Bullish options bets on an exchange-traded fund tracking Greek shares have risen to a record. There were more than twice as many calls than puts -- a higher ratio than on funds tracking equities of Germany, Spain and Italy.
Investors are willing to take a gamble on a market that’s been four times more volatile than the U.S. this year amid a change in government and five month of unproductive bailout talks. They’ve added money to the Global X FTSE Greece 20 ETF every single week since January, with inflows of almost $34 million in the past four days.

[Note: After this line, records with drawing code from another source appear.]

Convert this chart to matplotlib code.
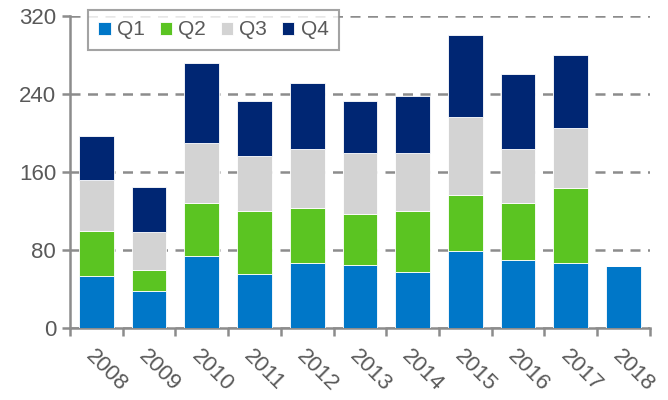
import numpy as np
import matplotlib
matplotlib.use('Agg')
import matplotlib.pyplot as plt

plt.rcParams['font.family'] = ['Liberation Sans', 'DejaVu Sans']

years = ['2008', '2009', '2010', '2011', '2012', '2013',
         '2014', '2015', '2016', '2017', '2018']
q1 = [53, 38, 74, 55, 67, 65, 57, 79, 70, 67, 64]
q2 = [46, 21, 54, 65, 56, 52, 63, 57, 58, 77, 0]
q3 = [53, 39, 62, 56, 61, 62, 59, 80, 56, 61, 0]
q4 = [45, 47, 82, 57, 67, 54, 59, 84, 76, 75, 0]

series = [('Q1', q1, '#0077c8'), ('Q2', q2, '#5bc422'),
          ('Q3', q3, '#d3d3d3'), ('Q4', q4, '#002673')]

grey = '#8c8c8c'
txt = '#595959'

fig = plt.figure(figsize=(6.68, 4.0), dpi=100)
ax = fig.add_axes([0.1048, 0.18, 0.868, 0.78])

x = np.arange(len(years))
bottom = np.zeros(len(years))
for name, vals, col in series:
    vals = np.array(vals, dtype=float)
    ax.bar(x, vals, 0.66, bottom=bottom, color=col, label=name,
           edgecolor='white', linewidth=0.6, zorder=3)
    bottom += vals

ax.set_xlim(-0.5, len(years) - 0.5)
ax.set_ylim(0, 320)
ax.set_yticks([0, 80, 160, 240, 320])
ax.yaxis.grid(True, color=grey, linestyle=(0, (4, 3)), linewidth=1.8, zorder=0)

# boundary ticks, labels centred under the bars
ax.set_xticks(np.arange(-0.5, len(years), 1.0))
ax.set_xticklabels([])
ax.set_xticks(x, minor=True)
ax.set_xticklabels(years, minor=True, rotation=-45, ha='left', va='top',
                   rotation_mode='anchor', fontsize=16, color=txt)
ax.tick_params(axis='x', which='minor', length=0, pad=13)
ax.tick_params(axis='x', which='major', length=6, width=1.8, color=grey)
ax.tick_params(axis='y', length=6, width=1.8, color=grey, labelsize=16,
               labelcolor=txt, pad=4)

for s in ['top', 'right']:
    ax.spines[s].set_visible(False)
for s in ['left', 'bottom']:
    ax.spines[s].set_color(grey)
    ax.spines[s].set_linewidth(1.8)

leg = ax.legend(loc='upper left', bbox_to_anchor=(0.031, 1.019), ncol=4,
                fontsize=15, frameon=True, fancybox=False, borderaxespad=0,
                handlelength=0.6, handleheight=0.6, handletextpad=0.3,
                columnspacing=0.7, borderpad=0.5, labelcolor=txt)
leg.get_frame().set_edgecolor(grey)
leg.get_frame().set_linewidth(1.5)
leg.set_zorder(5)

fig.savefig('out.png', dpi=100)
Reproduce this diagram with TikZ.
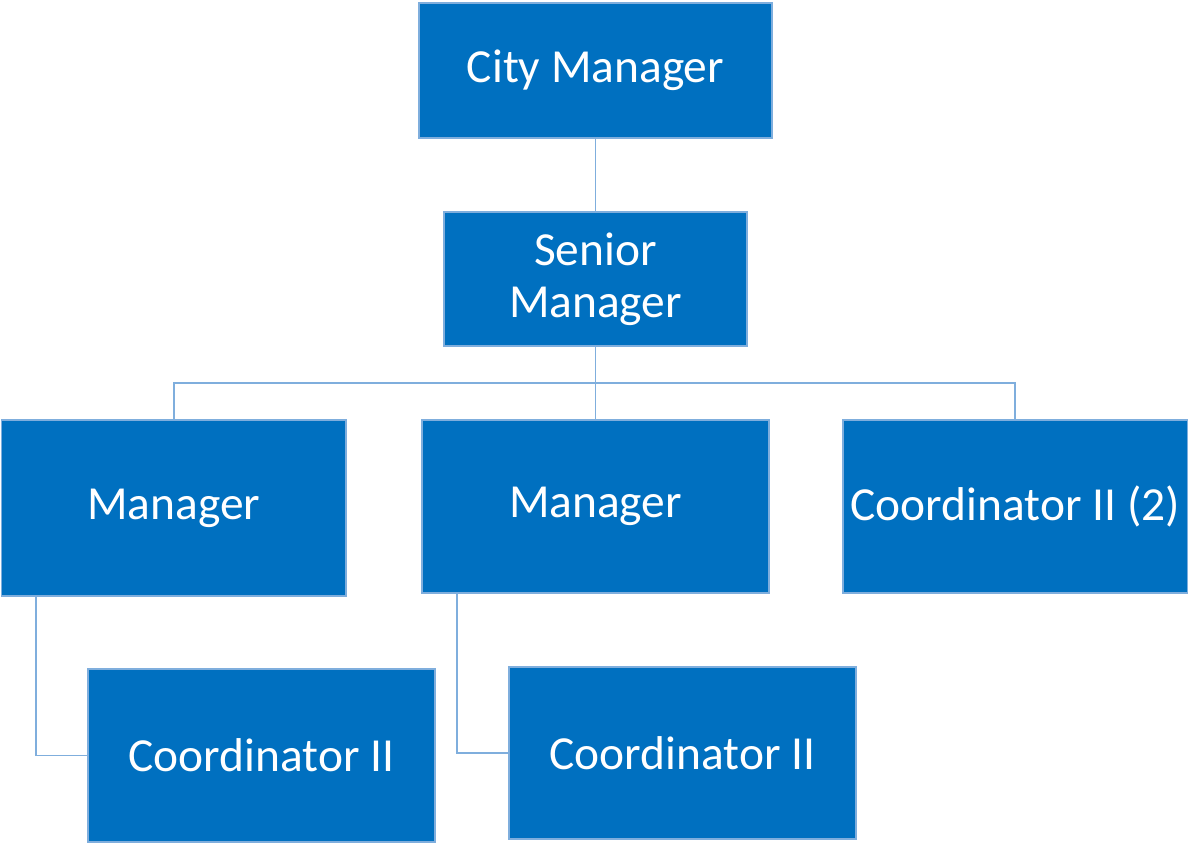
\documentclass[tikz,border=0pt]{standalone}
\usepackage{fontspec}
\setmainfont{Carlito}
\definecolor{boxfill}{HTML}{0070C0}
\definecolor{boxline}{HTML}{7FAEDD}
\begin{document}
\begin{tikzpicture}[x=0.02cm,y=-0.02cm,
  orgbox/.style={draw=boxline,line width=0.9pt,fill=boxfill,text=white,
    font=\fontsize{27}{29.5}\selectfont,align=center,inner sep=0pt},
  link/.style={draw=boxline,line width=0.9pt}]
\useasboundingbox (0,0) rectangle (1189,844);
\newcommand{\obox}[6]{%
  \node[orgbox,minimum width={(#4-#2)*0.02cm},minimum height={(#5-#3)*0.02cm}] (#1) at ({(#2+#4)/2},{(#3+#5)/2}) {#6};}
\obox{city}{419}{3}{772}{138}{City Manager}
\obox{senior}{444}{212}{747}{346}{Senior\\Manager}
\obox{mgrA}{1.5}{420}{346}{596}{Manager}
\obox{mgrB}{422}{420}{769}{593}{Manager}
\obox{coordC}{843}{420}{1187.5}{593}{Coordinator II (2)}
\obox{coordA}{88}{669}{435}{842}{Coordinator II}
\obox{coordB}{509}{667}{856}{839}{Coordinator II}
\coordinate (bus) at (senior.south |- 0,383);
\draw[link] (city.south) -- (senior.north);
\draw[link] (senior.south) -- (bus);
\draw[link] (bus) -| (mgrA.north);
\draw[link] (bus) -- (bus |- mgrB.north);
\draw[link] (bus) -| (coordC.north);
\draw[link] (mgrA.south -| 36,0) |- (coordA.west);
\draw[link] (mgrB.south -| 457,0) |- (coordB.west);
\end{tikzpicture}
\end{document}
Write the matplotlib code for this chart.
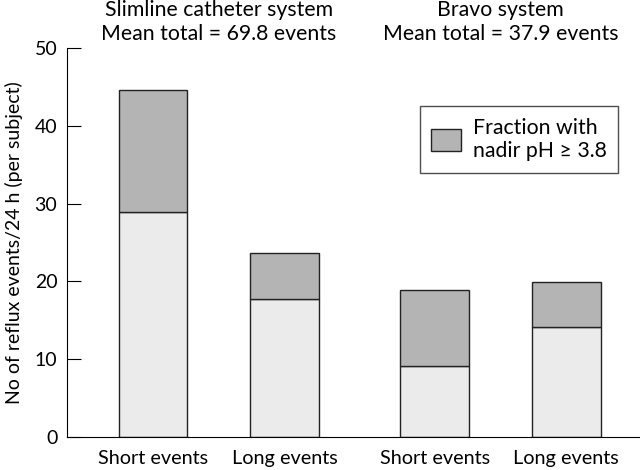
import numpy as np
import matplotlib.pyplot as plt
from matplotlib.patches import Patch

categories = ['Short events', 'Long events', 'Short events', 'Long events']
total = [44.6, 23.6, 18.9, 19.9]
lower = [28.9, 17.7, 9.1, 14.2]
upper = [t - l for t, l in zip(total, lower)]
x = [0, 1, 2.14, 3.14]

plt.rcParams['font.family'] = ['Lato', 'DejaVu Sans']

fig = plt.figure(figsize=(6.4, 4.7), dpi=100)
ax = fig.add_axes([0.1047, 0.0702, 0.8953, 0.8277])

ax.bar(x, lower, width=0.52, color='#ebebeb', edgecolor='#222222', linewidth=1)
ax.bar(x, upper, bottom=lower, width=0.52, color='#b4b4b4', edgecolor='#222222', linewidth=1)

ax.set_xlim(-0.654, 3.70)
ax.set_ylim(0, 50)
ax.set_yticks([0, 10, 20, 30, 40, 50])
ax.set_xticks(x)
ax.set_xticklabels(categories, fontsize=14.3)
ax.tick_params(axis='x', length=0, pad=9)
ax.tick_params(axis='y', labelsize=14, length=10, direction='in', pad=7)
ax.spines['top'].set_visible(False)
ax.spines['right'].set_visible(False)
ax.set_ylabel('No of reflux events/24 h (per subject)', fontsize=14, labelpad=8)

ax.text(0.5, 1.01, 'Slimline catheter system\nMean total = 69.8 events',
        transform=ax.get_xaxis_transform(), ha='center', va='bottom', fontsize=15.3, linespacing=1.25)
ax.text(2.64, 1.01, 'Bravo system\nMean total = 37.9 events',
        transform=ax.get_xaxis_transform(), ha='center', va='bottom', fontsize=15.3, linespacing=1.25)

leg = ax.legend(handles=[Patch(facecolor='#b4b4b4', edgecolor='#222222', label='Fraction with\nnadir pH \u2265 3.8')],
                loc='upper right', bbox_to_anchor=(0.962, 0.851), fontsize=15.3, fancybox=False,
                frameon=True, handlelength=1.4, handleheight=1.2, borderpad=0.55,
                handletextpad=0.55, borderaxespad=0)
leg.get_frame().set_edgecolor('#222222')
leg.get_frame().set_linewidth(1)
for t in leg.get_texts():
    t.set_linespacing(1.2)

fig.savefig('out.png')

“It’s one of the more interesting situations going on right now in terms of potential moves,” said Michael Block, chief equity strategist at Rhino Trading Partners in New York. “Folks want to capture the upside, and those calls are the blunt force way to be involved.”
U.S. investors are the biggest foreign holders in the Greek stock market, owning $5.7 billion in equity value, according to data from the Athens Exchange Group. That’s about the size of a mid-cap company back home.
The benchmark ASE Index has climbed to its highest level since June 11, rebounding 17 percent from an almost three-year low last week. The gauge has moved an average of 2.6 percent each day in 2015, compared with gains or losses of 0.6 percent for the Standard & Poor’s 500 Index.
As the ASE fell on Wednesday, a record 15,422 bullish options on the Greek ETF traded, six times more than puts. Two blocks of 2,550 December $16 calls were created, changing hands at the same time and taking the number of outstanding bullish contracts to more than 78,000.
The most-owned contract is a wager on a 26 percent jump in the fund by September.
“The call volume would simply be optimism of a deal,” said David Negri, an equity futures and options trader at Timber Hill LLC in Greenwich, Connecticut. “Volatility and volume increases in GREK are just presuming some outcome, until the next deadline.”
GREK is the ticker symbol of the Greek ETF.
Greece’s current euro-area bailout expires on June 30, also the deadline for a 1.5 billion-euro ($1.7 billion) payment to the International Monetary Fund. Negotiations have picked up in recent weeks as European Union leaders exposed the confusion and frustration at play. Pacific Investment Management Co. is among those expecting a deal.
“Hopefully they do get a resolution and avoid some bad market turmoil,” said Sonja Uys, a fund manager at Insight Investment Management Ltd., which oversees $600 billion as part of BNY Mellon Investment Management EMEA Ltd. “They might just kick the can down the road.”